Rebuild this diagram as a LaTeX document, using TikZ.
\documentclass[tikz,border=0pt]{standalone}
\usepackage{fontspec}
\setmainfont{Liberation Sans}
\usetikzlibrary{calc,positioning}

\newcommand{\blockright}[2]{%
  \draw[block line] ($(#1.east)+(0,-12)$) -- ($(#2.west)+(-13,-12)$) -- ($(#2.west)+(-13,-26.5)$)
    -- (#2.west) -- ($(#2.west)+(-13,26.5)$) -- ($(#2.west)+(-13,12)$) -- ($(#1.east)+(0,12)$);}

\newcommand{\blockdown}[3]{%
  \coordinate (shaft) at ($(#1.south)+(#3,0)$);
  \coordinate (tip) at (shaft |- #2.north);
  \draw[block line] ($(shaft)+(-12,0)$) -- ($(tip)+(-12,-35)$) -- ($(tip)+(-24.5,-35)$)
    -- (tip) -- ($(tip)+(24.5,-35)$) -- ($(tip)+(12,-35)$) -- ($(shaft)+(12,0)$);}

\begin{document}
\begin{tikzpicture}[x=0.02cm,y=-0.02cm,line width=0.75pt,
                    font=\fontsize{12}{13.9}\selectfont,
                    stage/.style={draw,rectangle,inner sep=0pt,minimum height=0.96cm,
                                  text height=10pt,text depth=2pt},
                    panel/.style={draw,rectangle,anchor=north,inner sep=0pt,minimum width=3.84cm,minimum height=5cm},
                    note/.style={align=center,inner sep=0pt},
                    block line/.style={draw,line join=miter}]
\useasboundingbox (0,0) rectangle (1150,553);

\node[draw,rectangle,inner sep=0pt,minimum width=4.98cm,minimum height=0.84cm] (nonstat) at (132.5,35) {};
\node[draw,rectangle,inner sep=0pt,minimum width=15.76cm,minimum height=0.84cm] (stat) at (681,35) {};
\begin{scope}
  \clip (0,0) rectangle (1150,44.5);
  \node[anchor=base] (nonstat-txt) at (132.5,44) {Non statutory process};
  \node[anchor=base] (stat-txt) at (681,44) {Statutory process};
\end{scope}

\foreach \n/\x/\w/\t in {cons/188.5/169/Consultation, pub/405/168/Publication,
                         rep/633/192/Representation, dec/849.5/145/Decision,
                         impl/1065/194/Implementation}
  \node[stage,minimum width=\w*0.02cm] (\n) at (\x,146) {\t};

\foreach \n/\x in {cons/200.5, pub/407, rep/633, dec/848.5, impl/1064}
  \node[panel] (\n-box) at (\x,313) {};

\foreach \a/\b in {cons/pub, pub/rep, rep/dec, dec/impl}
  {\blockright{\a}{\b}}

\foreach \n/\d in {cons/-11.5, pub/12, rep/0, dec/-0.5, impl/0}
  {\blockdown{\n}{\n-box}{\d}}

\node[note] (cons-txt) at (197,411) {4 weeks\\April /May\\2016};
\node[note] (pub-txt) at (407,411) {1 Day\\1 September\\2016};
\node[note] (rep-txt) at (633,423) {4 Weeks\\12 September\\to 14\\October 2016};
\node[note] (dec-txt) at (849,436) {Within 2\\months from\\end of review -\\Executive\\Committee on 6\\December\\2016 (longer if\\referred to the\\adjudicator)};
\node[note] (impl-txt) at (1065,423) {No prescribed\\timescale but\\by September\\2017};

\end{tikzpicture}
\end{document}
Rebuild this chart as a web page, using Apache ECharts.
...
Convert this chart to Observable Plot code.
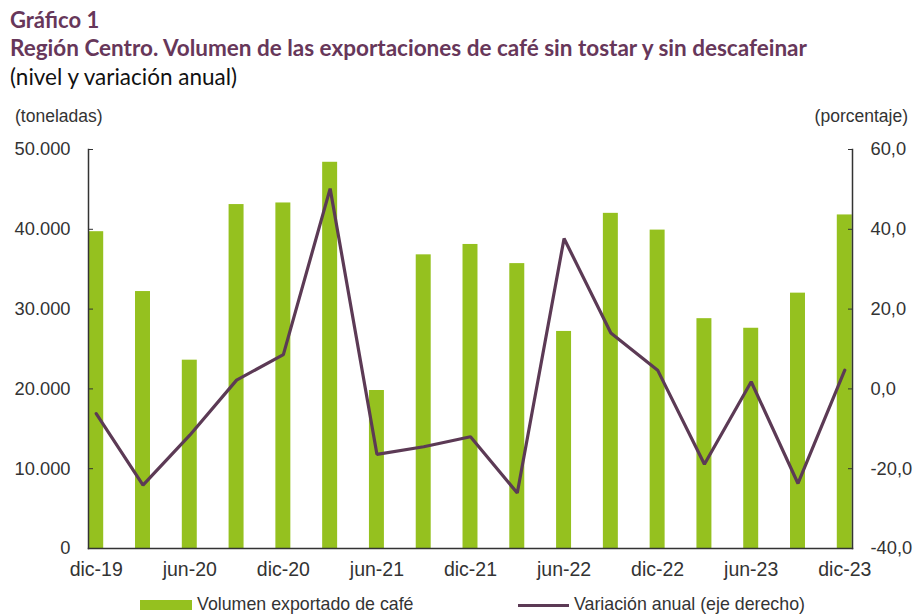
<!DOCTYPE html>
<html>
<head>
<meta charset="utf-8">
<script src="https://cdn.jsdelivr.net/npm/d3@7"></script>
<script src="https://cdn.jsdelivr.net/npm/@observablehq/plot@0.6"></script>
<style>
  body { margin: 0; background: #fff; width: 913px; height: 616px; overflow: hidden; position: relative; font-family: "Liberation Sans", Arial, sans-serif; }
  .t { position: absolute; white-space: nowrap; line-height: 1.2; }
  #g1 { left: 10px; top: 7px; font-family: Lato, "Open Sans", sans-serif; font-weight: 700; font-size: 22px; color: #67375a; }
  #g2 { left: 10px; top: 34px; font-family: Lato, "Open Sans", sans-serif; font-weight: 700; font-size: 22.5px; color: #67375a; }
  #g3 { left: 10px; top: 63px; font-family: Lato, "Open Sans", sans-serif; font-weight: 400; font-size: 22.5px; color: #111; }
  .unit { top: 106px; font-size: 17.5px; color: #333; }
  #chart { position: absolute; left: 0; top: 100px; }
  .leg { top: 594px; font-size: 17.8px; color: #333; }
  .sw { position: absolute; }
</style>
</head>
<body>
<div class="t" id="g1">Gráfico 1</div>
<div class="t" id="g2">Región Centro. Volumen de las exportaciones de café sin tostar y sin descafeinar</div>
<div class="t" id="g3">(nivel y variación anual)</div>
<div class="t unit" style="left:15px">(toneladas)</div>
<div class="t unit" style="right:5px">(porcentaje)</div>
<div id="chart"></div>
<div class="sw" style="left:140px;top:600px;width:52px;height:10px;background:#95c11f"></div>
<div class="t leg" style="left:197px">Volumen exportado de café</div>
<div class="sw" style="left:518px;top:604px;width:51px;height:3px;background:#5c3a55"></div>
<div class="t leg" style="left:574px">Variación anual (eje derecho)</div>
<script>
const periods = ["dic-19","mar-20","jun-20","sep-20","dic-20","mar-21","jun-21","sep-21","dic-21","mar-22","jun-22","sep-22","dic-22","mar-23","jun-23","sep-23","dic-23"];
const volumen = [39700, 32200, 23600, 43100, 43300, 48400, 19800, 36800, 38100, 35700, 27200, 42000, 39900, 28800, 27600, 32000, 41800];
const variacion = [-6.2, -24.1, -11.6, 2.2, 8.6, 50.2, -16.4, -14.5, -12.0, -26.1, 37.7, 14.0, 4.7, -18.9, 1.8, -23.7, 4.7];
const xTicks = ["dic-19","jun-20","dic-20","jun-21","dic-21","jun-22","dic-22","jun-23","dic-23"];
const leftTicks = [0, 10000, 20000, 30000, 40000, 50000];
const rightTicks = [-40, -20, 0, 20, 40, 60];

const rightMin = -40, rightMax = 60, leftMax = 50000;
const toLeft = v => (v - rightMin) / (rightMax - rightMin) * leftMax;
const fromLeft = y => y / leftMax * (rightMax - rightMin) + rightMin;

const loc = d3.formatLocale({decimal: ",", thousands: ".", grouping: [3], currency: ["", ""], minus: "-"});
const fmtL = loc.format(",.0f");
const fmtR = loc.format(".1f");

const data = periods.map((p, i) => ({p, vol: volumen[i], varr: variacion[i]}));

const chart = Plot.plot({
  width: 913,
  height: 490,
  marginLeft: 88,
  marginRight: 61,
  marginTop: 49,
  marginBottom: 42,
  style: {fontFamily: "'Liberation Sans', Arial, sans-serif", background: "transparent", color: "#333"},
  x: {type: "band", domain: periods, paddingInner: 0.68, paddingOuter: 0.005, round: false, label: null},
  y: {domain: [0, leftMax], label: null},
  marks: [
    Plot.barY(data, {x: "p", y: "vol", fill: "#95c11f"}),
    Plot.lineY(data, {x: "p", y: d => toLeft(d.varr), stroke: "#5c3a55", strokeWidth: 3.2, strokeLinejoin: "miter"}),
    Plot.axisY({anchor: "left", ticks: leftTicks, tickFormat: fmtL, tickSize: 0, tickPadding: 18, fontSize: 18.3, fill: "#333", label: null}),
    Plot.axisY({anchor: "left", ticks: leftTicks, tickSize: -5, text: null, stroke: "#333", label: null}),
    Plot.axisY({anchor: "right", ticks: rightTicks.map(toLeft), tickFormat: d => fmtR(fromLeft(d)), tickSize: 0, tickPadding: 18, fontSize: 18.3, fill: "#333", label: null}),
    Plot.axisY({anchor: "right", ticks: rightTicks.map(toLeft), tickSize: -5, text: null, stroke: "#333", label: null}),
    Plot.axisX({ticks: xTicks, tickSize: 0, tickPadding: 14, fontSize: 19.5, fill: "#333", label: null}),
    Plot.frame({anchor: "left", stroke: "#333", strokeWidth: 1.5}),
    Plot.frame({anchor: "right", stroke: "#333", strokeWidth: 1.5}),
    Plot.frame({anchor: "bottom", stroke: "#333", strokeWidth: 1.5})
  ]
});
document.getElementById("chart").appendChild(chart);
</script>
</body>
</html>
...
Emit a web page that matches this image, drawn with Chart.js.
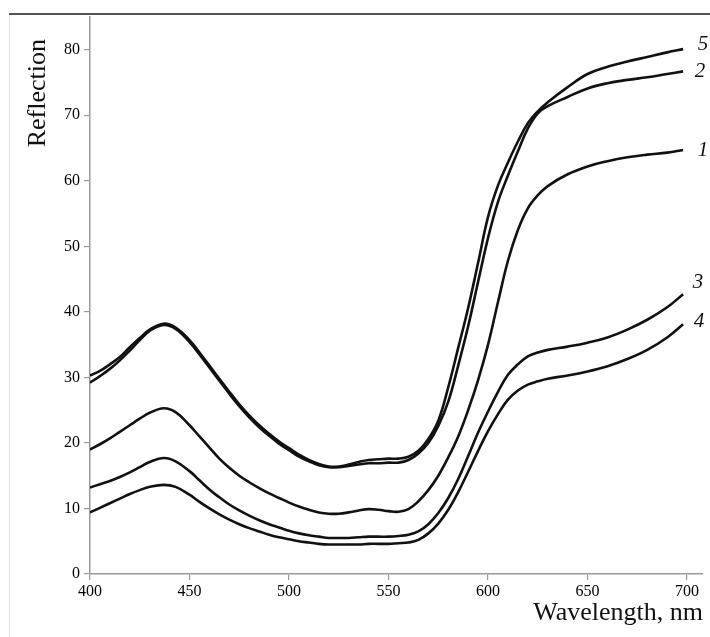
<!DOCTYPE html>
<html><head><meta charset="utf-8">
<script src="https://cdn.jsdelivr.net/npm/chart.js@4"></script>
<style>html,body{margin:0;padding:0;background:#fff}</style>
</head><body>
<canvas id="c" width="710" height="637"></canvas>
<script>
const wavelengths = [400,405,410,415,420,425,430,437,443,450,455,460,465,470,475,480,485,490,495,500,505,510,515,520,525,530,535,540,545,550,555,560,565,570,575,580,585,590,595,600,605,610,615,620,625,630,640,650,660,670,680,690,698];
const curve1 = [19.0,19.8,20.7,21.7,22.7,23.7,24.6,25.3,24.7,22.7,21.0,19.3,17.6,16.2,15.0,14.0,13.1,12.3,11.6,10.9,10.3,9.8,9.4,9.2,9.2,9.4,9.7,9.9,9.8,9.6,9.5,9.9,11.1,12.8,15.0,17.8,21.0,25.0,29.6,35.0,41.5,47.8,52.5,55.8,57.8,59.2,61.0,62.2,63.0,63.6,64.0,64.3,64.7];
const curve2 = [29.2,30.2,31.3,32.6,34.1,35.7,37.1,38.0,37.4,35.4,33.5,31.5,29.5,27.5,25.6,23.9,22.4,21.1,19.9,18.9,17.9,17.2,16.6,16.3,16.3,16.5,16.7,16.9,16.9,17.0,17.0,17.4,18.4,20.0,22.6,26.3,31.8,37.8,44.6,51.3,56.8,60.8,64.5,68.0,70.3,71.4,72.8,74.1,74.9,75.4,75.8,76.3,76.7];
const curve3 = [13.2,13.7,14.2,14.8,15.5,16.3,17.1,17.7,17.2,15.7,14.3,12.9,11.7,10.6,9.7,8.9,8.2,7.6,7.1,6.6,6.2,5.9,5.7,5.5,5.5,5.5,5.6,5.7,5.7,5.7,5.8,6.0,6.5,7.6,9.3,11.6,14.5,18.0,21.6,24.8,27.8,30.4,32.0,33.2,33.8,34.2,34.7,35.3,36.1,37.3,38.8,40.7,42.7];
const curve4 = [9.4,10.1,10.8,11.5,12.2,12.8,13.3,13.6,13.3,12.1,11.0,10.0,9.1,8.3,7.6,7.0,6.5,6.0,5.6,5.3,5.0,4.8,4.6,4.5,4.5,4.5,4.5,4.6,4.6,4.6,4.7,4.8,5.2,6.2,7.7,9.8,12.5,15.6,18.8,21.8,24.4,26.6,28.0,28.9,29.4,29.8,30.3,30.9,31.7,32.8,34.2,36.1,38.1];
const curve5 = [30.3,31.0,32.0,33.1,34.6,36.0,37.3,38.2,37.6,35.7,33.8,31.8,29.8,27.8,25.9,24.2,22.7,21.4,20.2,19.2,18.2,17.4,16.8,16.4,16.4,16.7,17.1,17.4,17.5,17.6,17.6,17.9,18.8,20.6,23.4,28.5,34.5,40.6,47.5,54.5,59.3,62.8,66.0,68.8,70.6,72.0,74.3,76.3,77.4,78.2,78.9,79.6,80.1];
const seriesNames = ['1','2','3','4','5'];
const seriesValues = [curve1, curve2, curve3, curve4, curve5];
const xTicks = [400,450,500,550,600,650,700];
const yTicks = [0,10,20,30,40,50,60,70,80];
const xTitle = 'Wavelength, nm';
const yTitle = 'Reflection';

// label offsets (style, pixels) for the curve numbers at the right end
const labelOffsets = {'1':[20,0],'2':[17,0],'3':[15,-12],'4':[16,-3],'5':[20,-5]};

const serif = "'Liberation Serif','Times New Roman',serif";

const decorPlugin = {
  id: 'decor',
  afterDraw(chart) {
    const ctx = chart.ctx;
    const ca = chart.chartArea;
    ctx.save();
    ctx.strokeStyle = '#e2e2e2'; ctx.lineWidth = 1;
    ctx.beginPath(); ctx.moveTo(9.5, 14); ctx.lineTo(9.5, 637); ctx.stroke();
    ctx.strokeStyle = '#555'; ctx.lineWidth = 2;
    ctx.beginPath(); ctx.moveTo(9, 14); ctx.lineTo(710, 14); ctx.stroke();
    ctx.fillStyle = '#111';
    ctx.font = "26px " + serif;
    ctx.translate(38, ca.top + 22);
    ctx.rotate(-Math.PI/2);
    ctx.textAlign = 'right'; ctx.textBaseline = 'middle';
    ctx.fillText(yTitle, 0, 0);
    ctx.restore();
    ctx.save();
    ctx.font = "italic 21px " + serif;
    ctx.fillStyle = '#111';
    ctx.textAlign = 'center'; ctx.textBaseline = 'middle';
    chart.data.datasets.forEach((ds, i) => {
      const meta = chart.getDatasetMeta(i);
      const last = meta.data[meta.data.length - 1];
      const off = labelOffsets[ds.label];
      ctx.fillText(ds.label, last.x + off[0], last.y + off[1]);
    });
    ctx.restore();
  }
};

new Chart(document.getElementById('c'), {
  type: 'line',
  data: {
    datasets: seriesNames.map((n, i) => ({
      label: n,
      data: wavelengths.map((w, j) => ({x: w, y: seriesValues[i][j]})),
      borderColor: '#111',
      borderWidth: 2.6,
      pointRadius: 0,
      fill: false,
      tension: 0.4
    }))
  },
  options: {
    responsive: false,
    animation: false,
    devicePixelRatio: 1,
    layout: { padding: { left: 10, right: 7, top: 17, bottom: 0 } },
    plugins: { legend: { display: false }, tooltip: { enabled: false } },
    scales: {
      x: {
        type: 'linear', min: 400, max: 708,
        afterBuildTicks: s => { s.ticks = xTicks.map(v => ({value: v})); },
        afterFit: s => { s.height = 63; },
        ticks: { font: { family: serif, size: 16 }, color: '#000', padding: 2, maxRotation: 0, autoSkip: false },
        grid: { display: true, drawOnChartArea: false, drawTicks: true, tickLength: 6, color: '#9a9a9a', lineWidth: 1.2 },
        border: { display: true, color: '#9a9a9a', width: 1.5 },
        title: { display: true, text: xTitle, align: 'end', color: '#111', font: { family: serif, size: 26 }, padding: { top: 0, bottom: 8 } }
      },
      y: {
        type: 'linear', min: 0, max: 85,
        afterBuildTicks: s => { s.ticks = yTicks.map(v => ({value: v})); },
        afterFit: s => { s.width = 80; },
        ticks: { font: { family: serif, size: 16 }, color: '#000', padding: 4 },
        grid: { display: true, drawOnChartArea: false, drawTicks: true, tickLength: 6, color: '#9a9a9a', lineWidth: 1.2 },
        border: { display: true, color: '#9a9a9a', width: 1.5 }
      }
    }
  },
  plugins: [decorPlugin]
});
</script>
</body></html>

SHORT TASK =>
Solely the line containing "Rebuild this diagram", the line containing "-- (#2.west) -- ($(#2.west)+(-13,26.5)$)", and the lines between them are to be given again, exactly as written.

OUTPUT OF THE EXERCISE =>
Rebuild this diagram as a LaTeX document, using TikZ.
\documentclass[tikz,border=0pt]{standalone}
\usepackage{fontspec}
\setmainfont{Liberation Sans}
\usetikzlibrary{calc,positioning}

\newcommand{\blockright}[2]{%
  \draw[block line] ($(#1.east)+(0,-12)$) -- ($(#2.west)+(-13,-12)$) -- ($(#2.west)+(-13,-26.5)$)
    -- (#2.west) -- ($(#2.west)+(-13,26.5)$) -- ($(#2.west)+(-13,12)$) -- ($(#1.east)+(0,12)$);}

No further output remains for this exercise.